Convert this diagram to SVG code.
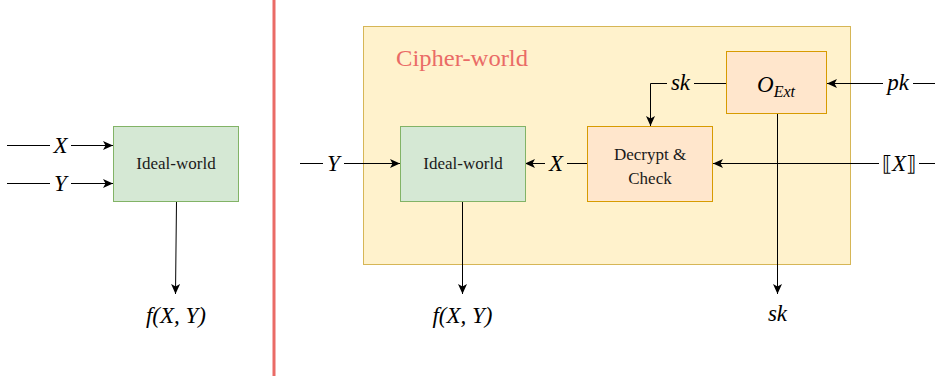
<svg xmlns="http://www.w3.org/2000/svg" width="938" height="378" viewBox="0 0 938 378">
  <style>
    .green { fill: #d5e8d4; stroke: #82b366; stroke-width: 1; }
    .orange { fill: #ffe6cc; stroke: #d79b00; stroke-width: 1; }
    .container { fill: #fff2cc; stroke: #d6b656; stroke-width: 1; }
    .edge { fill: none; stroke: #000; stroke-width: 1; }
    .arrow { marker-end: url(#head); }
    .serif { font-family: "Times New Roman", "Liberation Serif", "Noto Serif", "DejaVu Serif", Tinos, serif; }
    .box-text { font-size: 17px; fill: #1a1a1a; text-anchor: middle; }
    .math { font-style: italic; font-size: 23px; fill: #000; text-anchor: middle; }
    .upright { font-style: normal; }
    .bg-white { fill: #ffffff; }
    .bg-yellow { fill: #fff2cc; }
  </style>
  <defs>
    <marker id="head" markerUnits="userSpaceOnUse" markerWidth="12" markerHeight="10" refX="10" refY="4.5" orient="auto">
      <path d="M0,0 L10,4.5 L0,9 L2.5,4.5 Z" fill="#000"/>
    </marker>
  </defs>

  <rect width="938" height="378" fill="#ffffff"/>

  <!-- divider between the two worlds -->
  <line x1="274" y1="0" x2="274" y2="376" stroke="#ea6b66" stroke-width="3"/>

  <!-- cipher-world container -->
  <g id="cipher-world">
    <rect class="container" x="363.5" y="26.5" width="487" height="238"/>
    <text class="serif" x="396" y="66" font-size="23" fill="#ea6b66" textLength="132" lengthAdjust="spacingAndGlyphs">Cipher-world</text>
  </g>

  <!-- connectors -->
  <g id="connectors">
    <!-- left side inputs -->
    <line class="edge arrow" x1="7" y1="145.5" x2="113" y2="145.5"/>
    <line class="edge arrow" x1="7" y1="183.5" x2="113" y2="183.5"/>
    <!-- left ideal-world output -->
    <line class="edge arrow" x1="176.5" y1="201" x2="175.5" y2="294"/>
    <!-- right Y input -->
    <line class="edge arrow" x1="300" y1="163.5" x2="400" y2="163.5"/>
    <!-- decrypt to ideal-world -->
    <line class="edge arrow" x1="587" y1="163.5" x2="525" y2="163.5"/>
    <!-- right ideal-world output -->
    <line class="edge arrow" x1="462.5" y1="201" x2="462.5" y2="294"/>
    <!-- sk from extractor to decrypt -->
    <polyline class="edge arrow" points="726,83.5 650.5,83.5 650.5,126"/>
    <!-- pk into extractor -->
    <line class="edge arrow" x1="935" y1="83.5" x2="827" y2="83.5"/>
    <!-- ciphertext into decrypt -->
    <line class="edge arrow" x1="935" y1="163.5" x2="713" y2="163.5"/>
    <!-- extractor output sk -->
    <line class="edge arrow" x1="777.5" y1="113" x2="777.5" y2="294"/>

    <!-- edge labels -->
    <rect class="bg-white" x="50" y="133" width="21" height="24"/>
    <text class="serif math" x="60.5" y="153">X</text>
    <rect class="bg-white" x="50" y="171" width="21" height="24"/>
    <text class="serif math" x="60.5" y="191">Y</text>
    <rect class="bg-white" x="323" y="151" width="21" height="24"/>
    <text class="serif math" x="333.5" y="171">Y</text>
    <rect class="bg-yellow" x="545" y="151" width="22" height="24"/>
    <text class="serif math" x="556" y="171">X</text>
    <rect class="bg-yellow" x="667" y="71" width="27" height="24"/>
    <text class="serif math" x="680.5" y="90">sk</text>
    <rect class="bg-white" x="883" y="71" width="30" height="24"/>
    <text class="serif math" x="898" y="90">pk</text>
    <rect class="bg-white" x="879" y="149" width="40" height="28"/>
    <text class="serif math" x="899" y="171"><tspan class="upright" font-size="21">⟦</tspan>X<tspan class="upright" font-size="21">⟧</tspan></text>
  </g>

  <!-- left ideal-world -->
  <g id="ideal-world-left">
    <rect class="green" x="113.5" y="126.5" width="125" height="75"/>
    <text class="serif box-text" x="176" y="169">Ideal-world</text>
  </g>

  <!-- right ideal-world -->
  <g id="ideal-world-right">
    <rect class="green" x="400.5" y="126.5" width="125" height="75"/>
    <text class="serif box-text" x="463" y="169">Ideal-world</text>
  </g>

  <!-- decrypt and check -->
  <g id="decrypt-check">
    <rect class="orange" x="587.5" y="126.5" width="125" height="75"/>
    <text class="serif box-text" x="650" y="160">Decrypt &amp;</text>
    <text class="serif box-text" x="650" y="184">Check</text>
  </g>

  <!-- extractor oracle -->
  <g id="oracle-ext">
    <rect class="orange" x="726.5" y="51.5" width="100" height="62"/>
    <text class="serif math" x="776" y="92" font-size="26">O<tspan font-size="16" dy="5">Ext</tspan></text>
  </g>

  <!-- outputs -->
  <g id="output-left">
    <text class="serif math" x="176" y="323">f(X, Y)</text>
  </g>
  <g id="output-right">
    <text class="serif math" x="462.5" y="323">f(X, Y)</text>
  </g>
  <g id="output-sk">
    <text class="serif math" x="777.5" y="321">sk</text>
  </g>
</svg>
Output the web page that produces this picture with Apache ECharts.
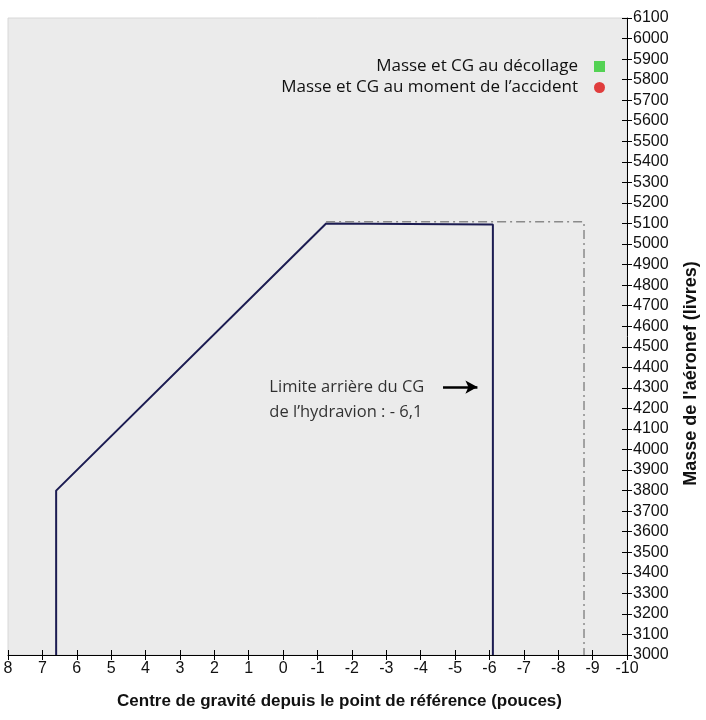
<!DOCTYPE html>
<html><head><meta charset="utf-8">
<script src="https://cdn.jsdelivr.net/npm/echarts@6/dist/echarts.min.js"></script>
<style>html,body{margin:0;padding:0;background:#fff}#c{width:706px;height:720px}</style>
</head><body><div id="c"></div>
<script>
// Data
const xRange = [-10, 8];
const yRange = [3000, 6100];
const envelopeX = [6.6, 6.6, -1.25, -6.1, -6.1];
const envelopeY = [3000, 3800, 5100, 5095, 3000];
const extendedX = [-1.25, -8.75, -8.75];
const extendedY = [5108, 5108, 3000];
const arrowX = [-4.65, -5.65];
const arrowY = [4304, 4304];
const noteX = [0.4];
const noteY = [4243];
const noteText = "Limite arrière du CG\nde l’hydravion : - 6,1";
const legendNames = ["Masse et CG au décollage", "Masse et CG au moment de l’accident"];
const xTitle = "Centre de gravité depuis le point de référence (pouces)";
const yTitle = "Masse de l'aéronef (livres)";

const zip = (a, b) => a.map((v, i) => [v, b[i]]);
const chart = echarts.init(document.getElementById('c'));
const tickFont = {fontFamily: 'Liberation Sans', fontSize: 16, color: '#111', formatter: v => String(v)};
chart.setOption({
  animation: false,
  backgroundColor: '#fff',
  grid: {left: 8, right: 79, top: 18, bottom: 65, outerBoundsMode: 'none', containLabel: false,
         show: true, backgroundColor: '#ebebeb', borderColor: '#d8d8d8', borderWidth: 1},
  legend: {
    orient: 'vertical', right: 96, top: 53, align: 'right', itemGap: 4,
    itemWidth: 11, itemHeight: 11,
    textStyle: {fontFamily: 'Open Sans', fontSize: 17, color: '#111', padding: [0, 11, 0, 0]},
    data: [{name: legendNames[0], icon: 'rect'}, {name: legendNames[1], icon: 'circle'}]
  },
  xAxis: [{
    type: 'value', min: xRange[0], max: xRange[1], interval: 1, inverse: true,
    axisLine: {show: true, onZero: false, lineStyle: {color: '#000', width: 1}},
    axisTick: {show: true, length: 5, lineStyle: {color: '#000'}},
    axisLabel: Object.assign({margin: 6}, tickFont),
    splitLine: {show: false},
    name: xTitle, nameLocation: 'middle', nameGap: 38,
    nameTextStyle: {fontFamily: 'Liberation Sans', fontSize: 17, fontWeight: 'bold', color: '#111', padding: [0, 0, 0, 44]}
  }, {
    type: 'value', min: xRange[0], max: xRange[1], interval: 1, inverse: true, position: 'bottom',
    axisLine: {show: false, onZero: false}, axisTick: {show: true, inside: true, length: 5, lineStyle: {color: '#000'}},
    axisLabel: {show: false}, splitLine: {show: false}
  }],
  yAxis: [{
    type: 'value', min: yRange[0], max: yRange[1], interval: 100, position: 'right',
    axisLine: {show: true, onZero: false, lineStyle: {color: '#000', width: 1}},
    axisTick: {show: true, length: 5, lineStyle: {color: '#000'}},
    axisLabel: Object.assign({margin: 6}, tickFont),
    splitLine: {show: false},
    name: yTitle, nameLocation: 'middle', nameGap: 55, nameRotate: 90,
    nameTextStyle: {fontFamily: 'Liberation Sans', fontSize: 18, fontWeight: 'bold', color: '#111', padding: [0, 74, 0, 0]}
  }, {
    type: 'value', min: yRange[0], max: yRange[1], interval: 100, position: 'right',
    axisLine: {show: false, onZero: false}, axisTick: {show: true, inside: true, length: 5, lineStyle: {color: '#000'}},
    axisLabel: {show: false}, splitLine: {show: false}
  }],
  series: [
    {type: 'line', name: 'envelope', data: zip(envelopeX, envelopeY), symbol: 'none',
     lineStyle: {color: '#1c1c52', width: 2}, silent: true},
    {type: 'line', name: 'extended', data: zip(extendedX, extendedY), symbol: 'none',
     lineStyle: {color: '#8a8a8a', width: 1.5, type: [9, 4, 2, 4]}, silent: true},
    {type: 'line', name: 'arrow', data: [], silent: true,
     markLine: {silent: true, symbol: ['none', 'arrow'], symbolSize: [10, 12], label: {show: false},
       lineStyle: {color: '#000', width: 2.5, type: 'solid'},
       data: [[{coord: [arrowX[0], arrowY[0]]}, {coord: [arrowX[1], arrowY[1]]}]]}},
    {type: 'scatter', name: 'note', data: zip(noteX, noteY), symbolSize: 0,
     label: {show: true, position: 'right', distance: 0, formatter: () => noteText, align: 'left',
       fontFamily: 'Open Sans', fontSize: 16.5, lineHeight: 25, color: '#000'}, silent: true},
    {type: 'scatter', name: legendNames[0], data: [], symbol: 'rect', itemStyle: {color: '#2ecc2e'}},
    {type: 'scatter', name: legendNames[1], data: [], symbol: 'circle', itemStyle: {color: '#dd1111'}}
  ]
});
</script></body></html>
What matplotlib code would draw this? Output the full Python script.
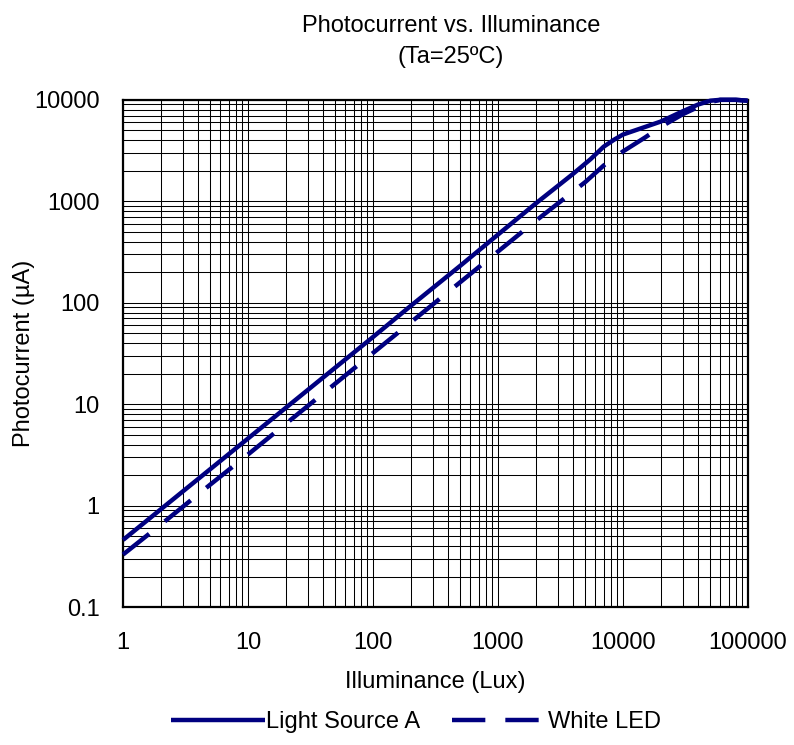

» **Set exercise**
Search the entries for the string "script" and collect each line that has it.

» **Response for this exercise**
<script src="https://cdn.jsdelivr.net/npm/echarts@6/dist/echarts.min.js"></script>
<script>
</script></body></html>
What matplotlib code would draw this? Output the full Python script.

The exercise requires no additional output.